In the former, in mid-March multiple countries signed a statement condemning the closure and reinforcing the need to recognise the international interest in re-opening the Strait. UK Defence Secretary John Healey revealed too that UK military personnel had deployed to US Central Command to contribute to planning for any appropriate options that could provide safe passage.
The BBC reported also that the UK and France were starting to build a coalition of countries willing to help keep the Strait open once conditions allowed. Such effort would require a multinational solution involving crewed and uncrewed platforms to help clear a path, according to unnamed officials cited in the report. The report noted too that while it was possible some mines had been laid, some ships still seemed to be transiting the Strait.

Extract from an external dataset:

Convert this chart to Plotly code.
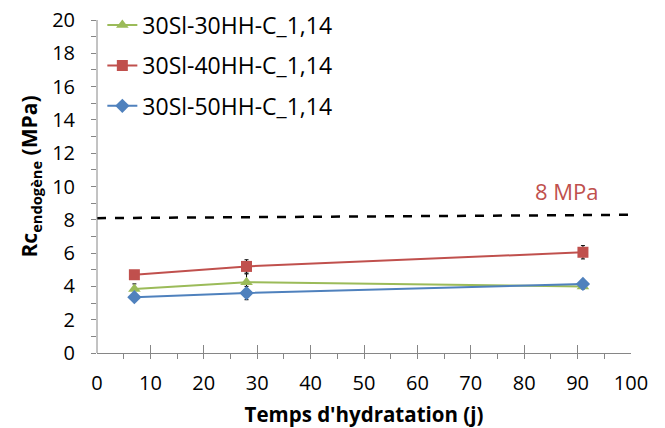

In the latter context, the UK Royal Navy (RN) has provided pre-eminent expertise in this area for some time, with significant capability resident in the Gulf including specialist mine-hunting platforms, support ships, expert personnel, and uncrewed systems.
For many navies, mine warfare was the first capability area into which uncrewed systems were introduced – a move driven by the need to remove the sailor from harm’s way. Within its ‘hybrid navy’ transformation, the RN has already begun shifting its mine counter-measures capability development more firmly towards employing modular constructs based around using uncrewed systems and personnel deployed onboard vessels of opportunity (rather than dedicated platforms).
Yet the war erupted with the RN amidst this transition. It has no specialist crewed platforms remaining in the Gulf, but does have a cadre of personnel and uncrewed systems.
The USN also has three mine warfare-capable Independence-class littoral combat ships homeported in Bahrain. These ships provide a package of capabilities, including helicopters and uncrewed systems. However, a US Naval Institute News report in mid-March said the ships were visiting Malaysia at that time.
Despite the mine threat concern, there lingers though the question of whether it would be in Iranian interests to mine the Strait extensively, given the long-term issues evident in the Black Sea for the safe transit of maritime traffic and trade even once the Russo-Ukraine war is over, due to the extensive mine laying conducted there.